* _What needs to be done_
Without the pictures, set down every line of the data exactly.
>> start Given information
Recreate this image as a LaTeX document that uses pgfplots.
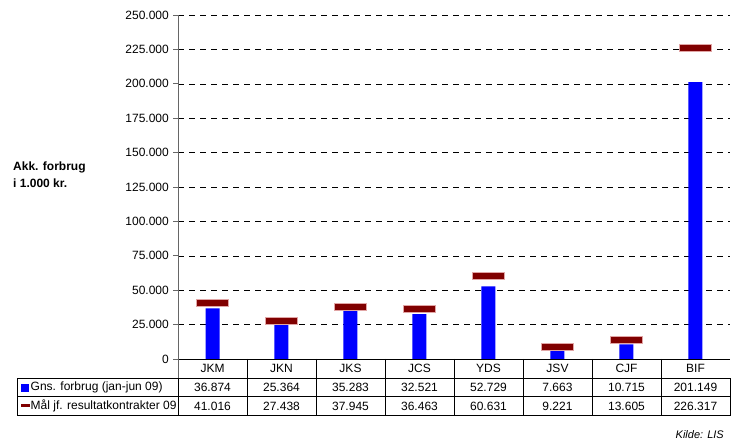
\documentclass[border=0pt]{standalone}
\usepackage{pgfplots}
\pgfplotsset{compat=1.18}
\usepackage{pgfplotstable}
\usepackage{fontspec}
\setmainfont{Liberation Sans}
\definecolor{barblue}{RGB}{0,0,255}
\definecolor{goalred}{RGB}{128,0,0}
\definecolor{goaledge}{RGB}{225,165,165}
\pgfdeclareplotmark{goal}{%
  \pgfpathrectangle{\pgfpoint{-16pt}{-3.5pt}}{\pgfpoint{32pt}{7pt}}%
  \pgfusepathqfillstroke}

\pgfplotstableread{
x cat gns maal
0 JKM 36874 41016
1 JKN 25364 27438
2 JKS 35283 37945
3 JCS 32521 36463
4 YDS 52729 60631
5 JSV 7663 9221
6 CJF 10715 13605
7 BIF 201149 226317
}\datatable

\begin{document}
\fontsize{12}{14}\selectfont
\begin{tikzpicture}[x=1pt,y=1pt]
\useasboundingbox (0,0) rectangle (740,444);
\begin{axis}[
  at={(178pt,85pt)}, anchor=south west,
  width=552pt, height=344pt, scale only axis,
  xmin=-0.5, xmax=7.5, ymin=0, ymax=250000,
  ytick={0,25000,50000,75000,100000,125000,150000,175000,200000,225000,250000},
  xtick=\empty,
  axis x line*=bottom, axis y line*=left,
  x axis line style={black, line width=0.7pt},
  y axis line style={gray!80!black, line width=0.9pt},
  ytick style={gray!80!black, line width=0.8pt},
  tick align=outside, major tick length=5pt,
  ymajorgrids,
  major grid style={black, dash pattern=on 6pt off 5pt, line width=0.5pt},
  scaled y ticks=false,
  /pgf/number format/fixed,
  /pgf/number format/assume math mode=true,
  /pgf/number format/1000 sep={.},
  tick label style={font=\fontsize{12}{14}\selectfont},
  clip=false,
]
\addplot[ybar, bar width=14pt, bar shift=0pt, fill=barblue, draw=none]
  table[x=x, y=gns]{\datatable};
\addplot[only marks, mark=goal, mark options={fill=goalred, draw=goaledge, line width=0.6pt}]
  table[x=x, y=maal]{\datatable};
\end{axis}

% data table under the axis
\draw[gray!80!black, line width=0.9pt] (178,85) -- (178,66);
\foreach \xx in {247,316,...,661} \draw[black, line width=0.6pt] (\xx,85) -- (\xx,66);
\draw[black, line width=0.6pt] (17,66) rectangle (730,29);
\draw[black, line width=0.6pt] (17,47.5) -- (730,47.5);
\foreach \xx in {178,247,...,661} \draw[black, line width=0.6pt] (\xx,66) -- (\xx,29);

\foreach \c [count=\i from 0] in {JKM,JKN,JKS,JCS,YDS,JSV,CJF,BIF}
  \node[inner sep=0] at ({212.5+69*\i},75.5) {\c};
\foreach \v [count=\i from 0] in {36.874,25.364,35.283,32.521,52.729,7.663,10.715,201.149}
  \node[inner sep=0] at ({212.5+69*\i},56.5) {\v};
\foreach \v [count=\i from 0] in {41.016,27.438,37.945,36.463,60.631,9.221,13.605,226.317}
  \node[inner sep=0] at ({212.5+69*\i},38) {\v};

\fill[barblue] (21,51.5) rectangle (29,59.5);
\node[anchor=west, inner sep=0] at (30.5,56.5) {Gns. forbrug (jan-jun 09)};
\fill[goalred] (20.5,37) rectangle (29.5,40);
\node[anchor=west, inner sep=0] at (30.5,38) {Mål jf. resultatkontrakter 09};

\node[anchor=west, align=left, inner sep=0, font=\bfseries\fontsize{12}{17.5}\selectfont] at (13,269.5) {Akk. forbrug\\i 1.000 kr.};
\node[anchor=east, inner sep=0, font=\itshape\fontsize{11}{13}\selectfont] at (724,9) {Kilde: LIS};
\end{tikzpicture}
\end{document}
>> end Given information
* _Reply_
Recreate this image as a LaTeX document that uses pgfplots.
\documentclass[border=0pt]{standalone}
\usepackage{pgfplots}
\pgfplotsset{compat=1.18}
\usepackage{pgfplotstable}
\usepackage{fontspec}
\setmainfont{Liberation Sans}
\definecolor{barblue}{RGB}{0,0,255}
\definecolor{goalred}{RGB}{128,0,0}
\definecolor{goaledge}{RGB}{225,165,165}
\pgfdeclareplotmark{goal}{%
  \pgfpathrectangle{\pgfpoint{-16pt}{-3.5pt}}{\pgfpoint{32pt}{7pt}}%
  \pgfusepathqfillstroke}

\pgfplotstableread{
x cat gns maal
0 JKM 36874 41016
1 JKN 25364 27438
2 JKS 35283 37945
3 JCS 32521 36463
4 YDS 52729 60631
5 JSV 7663 9221
6 CJF 10715 13605
7 BIF 201149 226317
}\datatable

\begin{document}
\fontsize{12}{14}\selectfont
\begin{tikzpicture}[x=1pt,y=1pt]
\useasboundingbox (0,0) rectangle (740,444);
\begin{axis}[
  at={(178pt,85pt)}, anchor=south west,
  width=552pt, height=344pt, scale only axis,
  xmin=-0.5, xmax=7.5, ymin=0, ymax=250000,
  ytick={0,25000,50000,75000,100000,125000,150000,175000,200000,225000,250000},
  xtick=\empty,
  axis x line*=bottom, axis y line*=left,
  x axis line style={black, line width=0.7pt},
  y axis line style={gray!80!black, line width=0.9pt},
  ytick style={gray!80!black, line width=0.8pt},
  tick align=outside, major tick length=5pt,
  ymajorgrids,
  major grid style={black, dash pattern=on 6pt off 5pt, line width=0.5pt},
  scaled y ticks=false,
  /pgf/number format/fixed,
  /pgf/number format/assume math mode=true,
  /pgf/number format/1000 sep={.},
  tick label style={font=\fontsize{12}{14}\selectfont},
  clip=false,
]
\addplot[ybar, bar width=14pt, bar shift=0pt, fill=barblue, draw=none]
  table[x=x, y=gns]{\datatable};
\addplot[only marks, mark=goal, mark options={fill=goalred, draw=goaledge, line width=0.6pt}]
  table[x=x, y=maal]{\datatable};
\end{axis}

% data table under the axis
\draw[gray!80!black, line width=0.9pt] (178,85) -- (178,66);
\foreach \xx in {247,316,...,661} \draw[black, line width=0.6pt] (\xx,85) -- (\xx,66);
\draw[black, line width=0.6pt] (17,66) rectangle (730,29);
\draw[black, line width=0.6pt] (17,47.5) -- (730,47.5);
\foreach \xx in {178,247,...,661} \draw[black, line width=0.6pt] (\xx,66) -- (\xx,29);

\foreach \c [count=\i from 0] in {JKM,JKN,JKS,JCS,YDS,JSV,CJF,BIF}
  \node[inner sep=0] at ({212.5+69*\i},75.5) {\c};
\foreach \v [count=\i from 0] in {36.874,25.364,35.283,32.521,52.729,7.663,10.715,201.149}
  \node[inner sep=0] at ({212.5+69*\i},56.5) {\v};
\foreach \v [count=\i from 0] in {41.016,27.438,37.945,36.463,60.631,9.221,13.605,226.317}
  \node[inner sep=0] at ({212.5+69*\i},38) {\v};

\fill[barblue] (21,51.5) rectangle (29,59.5);
\node[anchor=west, inner sep=0] at (30.5,56.5) {Gns. forbrug (jan-jun 09)};
\fill[goalred] (20.5,37) rectangle (29.5,40);
\node[anchor=west, inner sep=0] at (30.5,38) {Mål jf. resultatkontrakter 09};

\node[anchor=west, align=left, inner sep=0, font=\bfseries\fontsize{12}{17.5}\selectfont] at (13,269.5) {Akk. forbrug\\i 1.000 kr.};
\node[anchor=east, inner sep=0, font=\itshape\fontsize{11}{13}\selectfont] at (724,9) {Kilde: LIS};
\end{tikzpicture}
\end{document}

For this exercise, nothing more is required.